» Exercise
Reproduce the listing below exactly, minus its pictures.

» Data provided
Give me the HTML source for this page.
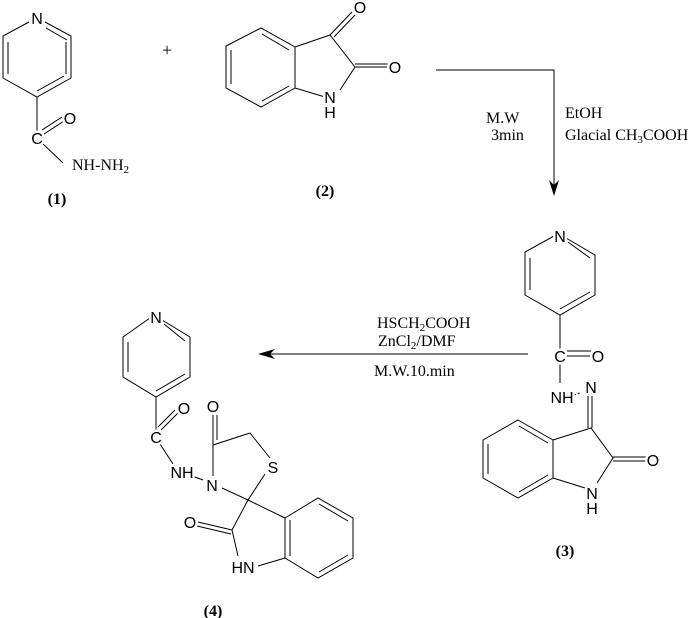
<!DOCTYPE html>
<html><head><meta charset="utf-8"><style>
body{margin:0;background:#fff}
svg{display:block}
.a text{font-family:"Liberation Sans",sans-serif;font-size:16px;stroke:#fff;stroke-width:5px;paint-order:stroke;stroke-linejoin:round}
.s{font-family:"Liberation Serif",serif;font-size:16px}
.b{font-family:"Liberation Serif",serif;font-size:16px;font-weight:bold}
</style></head><body>
<svg width="688" height="618" viewBox="0 0 688 618" xmlns="http://www.w3.org/2000/svg">
<g stroke="#000" stroke-width="1" fill="none">
<!-- compound 1 -->
<path d="M45,22 L71,36 L71,78 L37,97 L3,78 L3,36 L29,22"/>
<path d="M46,28 L67,40 M66,42 L66,74 M37,91 L64,76 M8,42 L8,74"/>
<path d="M37,97 L37,132 M42,130 L62,117 M44,134 L64,121 M42,143 L63,163"/>
<!-- compound 2 -->
<path d="M226,46 L261,28 L295,47 L295,88 L261,107 L226,88 Z"/>
<path d="M231,50 L231,84 M262,34 L289,50 M262,101 L289,86"/>
<path d="M295,47 L330,35 L355,67 L340,90 M295,88 L325,97 M330,35 L352,12 M334,37 L355,15 M355,67 L388,67 M355,64 L388,64"/>
<!-- arrow 1 -->
<path d="M436,70 L554,70 L554,192"/>
<!-- compound 3 -->
<path d="M554,236 L525,252 L525,295 L560,315 L595,295 L595,255 L566,238"/>
<path d="M530,258 L530,290 M560,309 L590,292 M568,242 L590,258"/>
<path d="M560,315 L560,349 M567,351 L591,351 M567,356 L591,356 M560,362 L560,383"/>
<path d="M574,395 L580,393" stroke-dasharray="2,2"/>
<path d="M588,396 L588,428 M592,396 L592,428"/>
<path d="M518,420 L553,440 L553,478 L518,498 L483,478 L483,440 Z"/>
<path d="M488,444 L488,474 M519,426 L548,443 M519,492 L548,475"/>
<path d="M553,440 L591,428 L613,458 L597,483 M553,478 L585,488 M613,457 L650,457 M613,461 L650,461"/>
<!-- arrow 2 -->
<path d="M528,354 L268,354"/>
<!-- compound 4 -->
<path d="M150,318 L123,337 L123,377 L156,397 L190,377 L190,337 L162,320"/>
<path d="M128,342 L128,372 M156,391 L185,374 M164,324 L185,341"/>
<path d="M156,397 L156,430 M161,430 L178,413 M158,427 L175,410 M160,444 L173,464 M192,476 L203,480"/>
<path d="M213,415 L213,445 L250,433 L270,458 M217,415 L217,440 M213,445 L213,476 M222,488 L248,500 L265,474 M248,500 L232,530 L238,556 M232,530 L198,522 M231,534 L197,526"/>
<path d="M285,518 L318,498 L353,518 L353,558 L318,578 L285,558 Z"/>
<path d="M248,500 L285,518 M258,566 L285,558 M290,520 L290,556 M319,504 L348,521 M319,572 L348,555"/>
</g>
<polygon points="554,196 549,180 554,185 559,180" fill="#000"/>
<polygon points="258,354 275,349 270,354 275,359" fill="#000"/>
<g class="a" fill="#000" text-anchor="middle">
<text x="37" y="24">N</text>
<text x="70" y="124">O</text>
<text x="37" y="144">C</text>
<text x="360" y="13">O</text>
<text x="395" y="73">O</text>
<text x="330" y="103">N</text>
<text x="330" y="118">H</text>
<text x="560" y="242">N</text>
<text x="560" y="362">C</text>
<text x="598" y="362">O</text>
<text x="562" y="403">NH</text>
<text x="591" y="393">N</text>
<text x="653" y="466">O</text>
<text x="592" y="499">N</text>
<text x="592" y="514">H</text>
<text x="156" y="323">N</text>
<text x="184" y="414">O</text>
<text x="156" y="443">C</text>
<text x="182" y="478">NH</text>
<text x="212" y="491">N</text>
<text x="213" y="412">O</text>
<text x="273" y="473">S</text>
<text x="190" y="528">O</text>
<text x="243" y="573">HN</text>
</g>
<g class="s" fill="#000">
<text x="72" y="170">NH-NH<tspan font-size="11" dy="3">2</tspan></text>
<text x="162" y="56" font-size="18">+</text>
<text x="486" y="123">M.W</text>
<text x="491" y="140">3min</text>
<text x="565" y="118">EtOH</text>
<text x="565" y="140">Glacial CH<tspan font-size="11" dy="3">3</tspan><tspan dy="-3">COOH</tspan></text>
<text x="377" y="328">HSCH<tspan font-size="11" dy="3">2</tspan><tspan dy="-3">COOH</tspan></text>
<text x="378" y="346">ZnCl<tspan font-size="11" dy="3">2</tspan><tspan dy="-3">/DMF</tspan></text>
<text x="374" y="376">M.W.10.min</text>
</g>
<g class="b" fill="#000" text-anchor="middle">
<text x="57" y="204">(1)</text>
<text x="325" y="196">(2)</text>
<text x="565" y="556">(3)</text>
<text x="213" y="616">(4)</text>
</g>
</svg>
</body></html>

» Task solution
Give me the HTML source for this page.
<!DOCTYPE html>
<html><head><meta charset="utf-8"><style>
body{margin:0;background:#fff}
svg{display:block}
.a text{font-family:"Liberation Sans",sans-serif;font-size:16px;stroke:#fff;stroke-width:5px;paint-order:stroke;stroke-linejoin:round}
.s{font-family:"Liberation Serif",serif;font-size:16px}
.b{font-family:"Liberation Serif",serif;font-size:16px;font-weight:bold}
</style></head><body>
<svg width="688" height="618" viewBox="0 0 688 618" xmlns="http://www.w3.org/2000/svg">
<g stroke="#000" stroke-width="1" fill="none">
<!-- compound 1 -->
<path d="M45,22 L71,36 L71,78 L37,97 L3,78 L3,36 L29,22"/>
<path d="M46,28 L67,40 M66,42 L66,74 M37,91 L64,76 M8,42 L8,74"/>
<path d="M37,97 L37,132 M42,130 L62,117 M44,134 L64,121 M42,143 L63,163"/>
<!-- compound 2 -->
<path d="M226,46 L261,28 L295,47 L295,88 L261,107 L226,88 Z"/>
<path d="M231,50 L231,84 M262,34 L289,50 M262,101 L289,86"/>
<path d="M295,47 L330,35 L355,67 L340,90 M295,88 L325,97 M330,35 L352,12 M334,37 L355,15 M355,67 L388,67 M355,64 L388,64"/>
<!-- arrow 1 -->
<path d="M436,70 L554,70 L554,192"/>
<!-- compound 3 -->
<path d="M554,236 L525,252 L525,295 L560,315 L595,295 L595,255 L566,238"/>
<path d="M530,258 L530,290 M560,309 L590,292 M568,242 L590,258"/>
<path d="M560,315 L560,349 M567,351 L591,351 M567,356 L591,356 M560,362 L560,383"/>
<path d="M574,395 L580,393" stroke-dasharray="2,2"/>
<path d="M588,396 L588,428 M592,396 L592,428"/>
<path d="M518,420 L553,440 L553,478 L518,498 L483,478 L483,440 Z"/>
<path d="M488,444 L488,474 M519,426 L548,443 M519,492 L548,475"/>
<path d="M553,440 L591,428 L613,458 L597,483 M553,478 L585,488 M613,457 L650,457 M613,461 L650,461"/>
<!-- arrow 2 -->
<path d="M528,354 L268,354"/>
<!-- compound 4 -->
<path d="M150,318 L123,337 L123,377 L156,397 L190,377 L190,337 L162,320"/>
<path d="M128,342 L128,372 M156,391 L185,374 M164,324 L185,341"/>
<path d="M156,397 L156,430 M161,430 L178,413 M158,427 L175,410 M160,444 L173,464 M192,476 L203,480"/>
<path d="M213,415 L213,445 L250,433 L270,458 M217,415 L217,440 M213,445 L213,476 M222,488 L248,500 L265,474 M248,500 L232,530 L238,556 M232,530 L198,522 M231,534 L197,526"/>
<path d="M285,518 L318,498 L353,518 L353,558 L318,578 L285,558 Z"/>
<path d="M248,500 L285,518 M258,566 L285,558 M290,520 L290,556 M319,504 L348,521 M319,572 L348,555"/>
</g>
<polygon points="554,196 549,180 554,185 559,180" fill="#000"/>
<polygon points="258,354 275,349 270,354 275,359" fill="#000"/>
<g class="a" fill="#000" text-anchor="middle">
<text x="37" y="24">N</text>
<text x="70" y="124">O</text>
<text x="37" y="144">C</text>
<text x="360" y="13">O</text>
<text x="395" y="73">O</text>
<text x="330" y="103">N</text>
<text x="330" y="118">H</text>
<text x="560" y="242">N</text>
<text x="560" y="362">C</text>
<text x="598" y="362">O</text>
<text x="562" y="403">NH</text>
<text x="591" y="393">N</text>
<text x="653" y="466">O</text>
<text x="592" y="499">N</text>
<text x="592" y="514">H</text>
<text x="156" y="323">N</text>
<text x="184" y="414">O</text>
<text x="156" y="443">C</text>
<text x="182" y="478">NH</text>
<text x="212" y="491">N</text>
<text x="213" y="412">O</text>
<text x="273" y="473">S</text>
<text x="190" y="528">O</text>
<text x="243" y="573">HN</text>
</g>
<g class="s" fill="#000">
<text x="72" y="170">NH-NH<tspan font-size="11" dy="3">2</tspan></text>
<text x="162" y="56" font-size="18">+</text>
<text x="486" y="123">M.W</text>
<text x="491" y="140">3min</text>
<text x="565" y="118">EtOH</text>
<text x="565" y="140">Glacial CH<tspan font-size="11" dy="3">3</tspan><tspan dy="-3">COOH</tspan></text>
<text x="377" y="328">HSCH<tspan font-size="11" dy="3">2</tspan><tspan dy="-3">COOH</tspan></text>
<text x="378" y="346">ZnCl<tspan font-size="11" dy="3">2</tspan><tspan dy="-3">/DMF</tspan></text>
<text x="374" y="376">M.W.10.min</text>
</g>
<g class="b" fill="#000" text-anchor="middle">
<text x="57" y="204">(1)</text>
<text x="325" y="196">(2)</text>
<text x="565" y="556">(3)</text>
<text x="213" y="616">(4)</text>
</g>
</svg>
</body></html>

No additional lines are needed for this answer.